Mr. Black says this quotation to Oskar while talking about his life in Chapter 7. It serves as a warning to Oskar about the double bind of love—that it’s both necessary and painful. Mr. Black specifically writes about war, making him an expert on the loss that comes with it. Therefore, this deceptively simple advice offers Oskar a perspective on his sorrow that ties his grief to that of other historical wars. This quotation also contradicts Oskar’s mom’s request that he stop giving his key out to strangers because he could get hurt. Mr. Black, despite knowing how terrible people can be, believes that the potential of meeting wonderful people makes the risk worthwhile. Accordingly, throughout their friendship, Mr. Black encourages Oskar to drop the rules that he believed kept him safe, like not taking public transit, in favor of seeing new parts of the city and experiencing people he never would have otherwise. However, Mr. Black also leaves Oskar, forcing him to figure out a way to move forward without him.

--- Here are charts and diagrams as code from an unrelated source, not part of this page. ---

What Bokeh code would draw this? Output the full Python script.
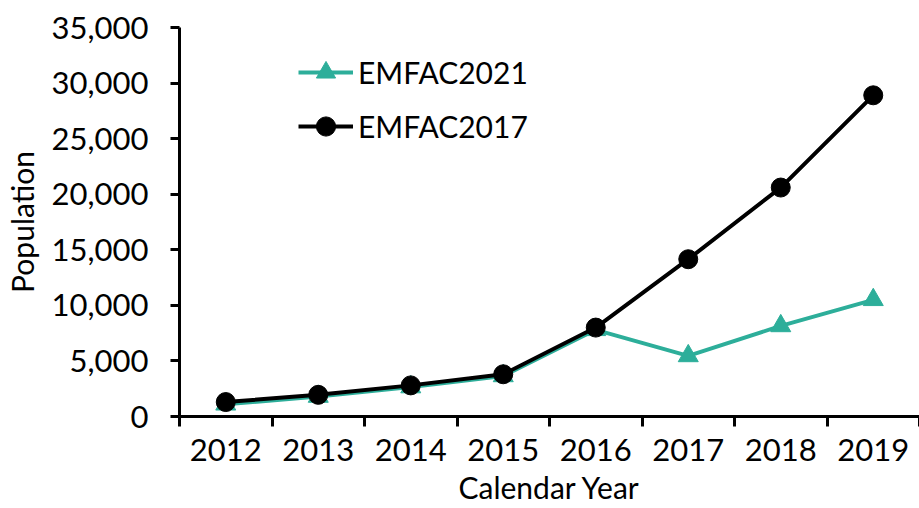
from bokeh.plotting import figure
from bokeh.models import Range1d, FixedTicker, NumeralTickFormatter, Legend, LegendItem
from bokeh.embed import file_html
from bokeh.resources import INLINE

years = [2012, 2013, 2014, 2015, 2016, 2017, 2018, 2019]
emfac2021 = [1100, 1800, 2650, 3650, 7800, 5450, 8150, 10500]
emfac2017 = [1300, 1950, 2800, 3800, 8000, 14150, 20600, 28900]
y_ticks = [0, 5000, 10000, 15000, 20000, 25000, 30000, 35000]

FONT = "Lato"
TEAL = "#2DAE9A"
FS = "31px"

p = figure(width=919, height=508, output_backend="svg", toolbar_location=None,
           x_range=Range1d(years[0] - 0.5, years[-1] + 0.5),
           y_range=Range1d(y_ticks[0], y_ticks[-1]),
           min_border_left=178, min_border_right=0, min_border_top=27, min_border_bottom=92)
p.outline_line_color = None
p.xgrid.visible = False
p.ygrid.visible = False

l1 = p.line(years, emfac2021, line_color=TEAL, line_width=4)
m1 = p.scatter(years, emfac2021, marker="triangle", size=20, fill_color=TEAL, line_color=TEAL)
l2 = p.line(years, emfac2017, line_color="black", line_width=4)
m2 = p.scatter(years, emfac2017, marker="circle", size=19, fill_color="black", line_color="black")

legend = Legend(items=[LegendItem(label="EMFAC2021", renderers=[l1, m1]),
                       LegendItem(label="EMFAC2017", renderers=[l2, m2])],
                location=(119, 266), padding=0, margin=0, spacing=6,
                glyph_width=55, glyph_height=48, label_height=48, label_standoff=5,
                label_text_font=FONT, label_text_font_size="30px", label_text_color="black",
                border_line_alpha=0, background_fill_alpha=0)
p.add_layout(legend, "center")

# x axis
p.xaxis.ticker = FixedTicker(ticks=years, minor_ticks=[y - 0.5 for y in years] + [years[-1] + 0.5])
p.xaxis.major_tick_out = 0
p.xaxis.major_tick_in = 0
p.xaxis.minor_tick_out = 10
p.xaxis.minor_tick_in = 0
p.xaxis.minor_tick_line_width = 3
p.xaxis.minor_tick_line_color = "black"
p.xaxis.axis_line_width = 3
p.xaxis.axis_line_color = "black"
p.xaxis.axis_label = "Calendar Year"
p.xaxis.major_label_standoff = 12
p.xaxis.axis_label_standoff = 5

# y axis
p.yaxis.ticker = FixedTicker(ticks=y_ticks, minor_ticks=[])
p.yaxis.formatter = NumeralTickFormatter(format="0,0")
p.yaxis.major_tick_out = 9
p.yaxis.major_tick_in = 0
p.yaxis.major_tick_line_width = 3
p.yaxis.major_tick_line_color = "black"
p.yaxis.axis_line_width = 3
p.yaxis.axis_line_color = "black"
p.yaxis.axis_label = "Population"
p.yaxis.major_label_standoff = 22
p.yaxis.axis_label_standoff = 9

for ax in (p.xaxis, p.yaxis):
    ax.major_label_text_font = FONT
    ax.major_label_text_font_size = FS
    ax.major_label_text_color = "black"
    ax.axis_label_text_font = FONT
    ax.axis_label_text_font_size = "30px"
    ax.axis_label_text_font_style = "normal"
    ax.axis_label_text_color = "black"

open("out.html", "w").write(file_html(p, INLINE))
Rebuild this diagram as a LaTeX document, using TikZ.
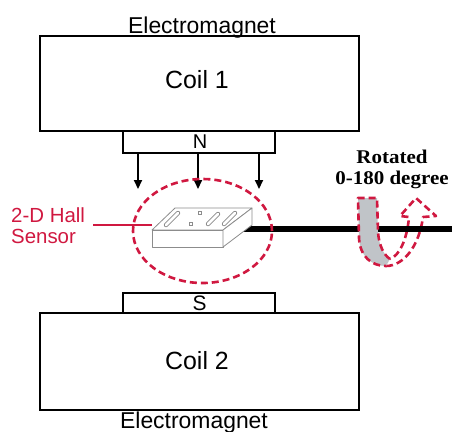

This truism also cuts to the heart of Thomas’s great struggle to move forward and positions Mr. Black as a foil to Thomas. Thomas responds to Anna’s loss by locking himself deep inside, shutting up his true emotions and feelings, as symbolized by the doorknob images in his notebooks. In his relationship with Grandma, whom he never refers to by name, he tries to use her as a replacement for Anna. When he asks Grandma to pose for him, he transforms her into Anna in the resulting sculpture, literally trying to recreate his lost love through Grandma. Thomas closes his door—and his heart—to the possibility of future love because he cannot let go of the past. In contrast, although Mr. Black shuts himself up for years, he allows Oskar to bring him out into the world and even finds a possibility of new love with Ruth Black. When Mr. Black learns of Thomas’s existence, he exits Oskar’s life so that Oskar can move on to forging a relationship with his real grandpa, not a surrogate.